_Data extract_
----
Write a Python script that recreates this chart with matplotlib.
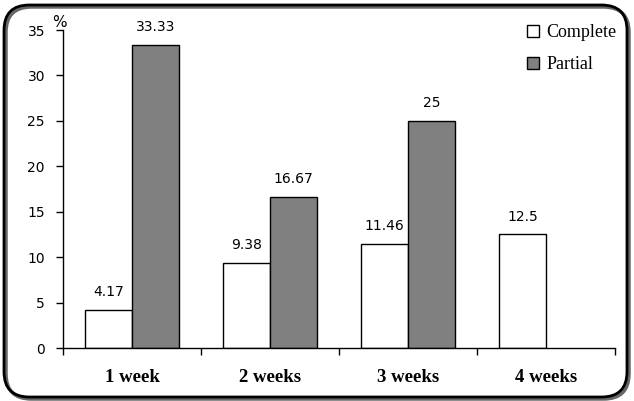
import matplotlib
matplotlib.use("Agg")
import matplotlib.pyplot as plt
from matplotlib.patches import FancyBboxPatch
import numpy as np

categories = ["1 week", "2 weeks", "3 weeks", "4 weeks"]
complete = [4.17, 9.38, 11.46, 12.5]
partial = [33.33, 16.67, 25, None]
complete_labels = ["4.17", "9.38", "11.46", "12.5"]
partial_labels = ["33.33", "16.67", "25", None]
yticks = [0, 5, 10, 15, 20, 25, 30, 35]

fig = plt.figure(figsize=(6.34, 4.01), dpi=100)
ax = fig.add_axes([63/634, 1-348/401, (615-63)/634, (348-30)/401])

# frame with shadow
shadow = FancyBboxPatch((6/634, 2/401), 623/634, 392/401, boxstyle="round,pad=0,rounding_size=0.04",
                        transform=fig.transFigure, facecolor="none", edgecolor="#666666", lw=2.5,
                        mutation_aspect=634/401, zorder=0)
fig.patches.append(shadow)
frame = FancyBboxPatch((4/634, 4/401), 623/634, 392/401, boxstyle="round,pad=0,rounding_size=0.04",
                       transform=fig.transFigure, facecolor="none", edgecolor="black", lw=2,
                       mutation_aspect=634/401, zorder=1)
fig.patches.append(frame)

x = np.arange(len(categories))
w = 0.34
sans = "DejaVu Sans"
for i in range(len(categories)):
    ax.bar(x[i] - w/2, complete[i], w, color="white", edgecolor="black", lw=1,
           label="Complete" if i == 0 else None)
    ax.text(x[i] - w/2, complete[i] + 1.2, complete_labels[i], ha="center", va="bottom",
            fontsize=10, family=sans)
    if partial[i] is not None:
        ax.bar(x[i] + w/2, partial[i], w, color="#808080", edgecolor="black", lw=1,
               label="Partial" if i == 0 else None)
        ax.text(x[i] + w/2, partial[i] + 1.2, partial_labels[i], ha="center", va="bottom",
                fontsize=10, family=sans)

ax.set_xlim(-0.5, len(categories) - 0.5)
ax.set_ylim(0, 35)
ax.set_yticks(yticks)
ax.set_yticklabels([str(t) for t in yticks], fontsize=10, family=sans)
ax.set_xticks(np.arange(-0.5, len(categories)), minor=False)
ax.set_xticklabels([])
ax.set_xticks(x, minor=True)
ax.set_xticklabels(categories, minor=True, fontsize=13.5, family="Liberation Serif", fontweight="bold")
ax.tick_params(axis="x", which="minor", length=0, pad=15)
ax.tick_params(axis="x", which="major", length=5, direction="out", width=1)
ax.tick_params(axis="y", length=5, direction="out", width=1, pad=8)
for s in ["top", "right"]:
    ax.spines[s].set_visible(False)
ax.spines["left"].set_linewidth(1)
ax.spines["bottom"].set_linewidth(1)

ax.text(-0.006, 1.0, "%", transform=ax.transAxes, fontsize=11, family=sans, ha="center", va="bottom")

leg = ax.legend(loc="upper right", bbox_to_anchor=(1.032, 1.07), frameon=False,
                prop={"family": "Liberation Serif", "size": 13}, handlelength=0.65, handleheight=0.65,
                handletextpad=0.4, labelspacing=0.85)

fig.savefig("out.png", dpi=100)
----
_Exercise aim_
All of the data above should be quoted exactly, except for the pictures.

_Exercise output_
Write a Python script that recreates this chart with matplotlib.
import matplotlib
matplotlib.use("Agg")
import matplotlib.pyplot as plt
from matplotlib.patches import FancyBboxPatch
import numpy as np

categories = ["1 week", "2 weeks", "3 weeks", "4 weeks"]
complete = [4.17, 9.38, 11.46, 12.5]
partial = [33.33, 16.67, 25, None]
complete_labels = ["4.17", "9.38", "11.46", "12.5"]
partial_labels = ["33.33", "16.67", "25", None]
yticks = [0, 5, 10, 15, 20, 25, 30, 35]

fig = plt.figure(figsize=(6.34, 4.01), dpi=100)
ax = fig.add_axes([63/634, 1-348/401, (615-63)/634, (348-30)/401])

# frame with shadow
shadow = FancyBboxPatch((6/634, 2/401), 623/634, 392/401, boxstyle="round,pad=0,rounding_size=0.04",
                        transform=fig.transFigure, facecolor="none", edgecolor="#666666", lw=2.5,
                        mutation_aspect=634/401, zorder=0)
fig.patches.append(shadow)
frame = FancyBboxPatch((4/634, 4/401), 623/634, 392/401, boxstyle="round,pad=0,rounding_size=0.04",
                       transform=fig.transFigure, facecolor="none", edgecolor="black", lw=2,
                       mutation_aspect=634/401, zorder=1)
fig.patches.append(frame)

x = np.arange(len(categories))
w = 0.34
sans = "DejaVu Sans"
for i in range(len(categories)):
    ax.bar(x[i] - w/2, complete[i], w, color="white", edgecolor="black", lw=1,
           label="Complete" if i == 0 else None)
    ax.text(x[i] - w/2, complete[i] + 1.2, complete_labels[i], ha="center", va="bottom",
            fontsize=10, family=sans)
    if partial[i] is not None:
        ax.bar(x[i] + w/2, partial[i], w, color="#808080", edgecolor="black", lw=1,
               label="Partial" if i == 0 else None)
        ax.text(x[i] + w/2, partial[i] + 1.2, partial_labels[i], ha="center", va="bottom",
                fontsize=10, family=sans)

ax.set_xlim(-0.5, len(categories) - 0.5)
ax.set_ylim(0, 35)
ax.set_yticks(yticks)
ax.set_yticklabels([str(t) for t in yticks], fontsize=10, family=sans)
ax.set_xticks(np.arange(-0.5, len(categories)), minor=False)
ax.set_xticklabels([])
ax.set_xticks(x, minor=True)
ax.set_xticklabels(categories, minor=True, fontsize=13.5, family="Liberation Serif", fontweight="bold")
ax.tick_params(axis="x", which="minor", length=0, pad=15)
ax.tick_params(axis="x", which="major", length=5, direction="out", width=1)
ax.tick_params(axis="y", length=5, direction="out", width=1, pad=8)
for s in ["top", "right"]:
    ax.spines[s].set_visible(False)
ax.spines["left"].set_linewidth(1)
ax.spines["bottom"].set_linewidth(1)

ax.text(-0.006, 1.0, "%", transform=ax.transAxes, fontsize=11, family=sans, ha="center", va="bottom")

leg = ax.legend(loc="upper right", bbox_to_anchor=(1.032, 1.07), frameon=False,
                prop={"family": "Liberation Serif", "size": 13}, handlelength=0.65, handleheight=0.65,
                handletextpad=0.4, labelspacing=0.85)

fig.savefig("out.png", dpi=100)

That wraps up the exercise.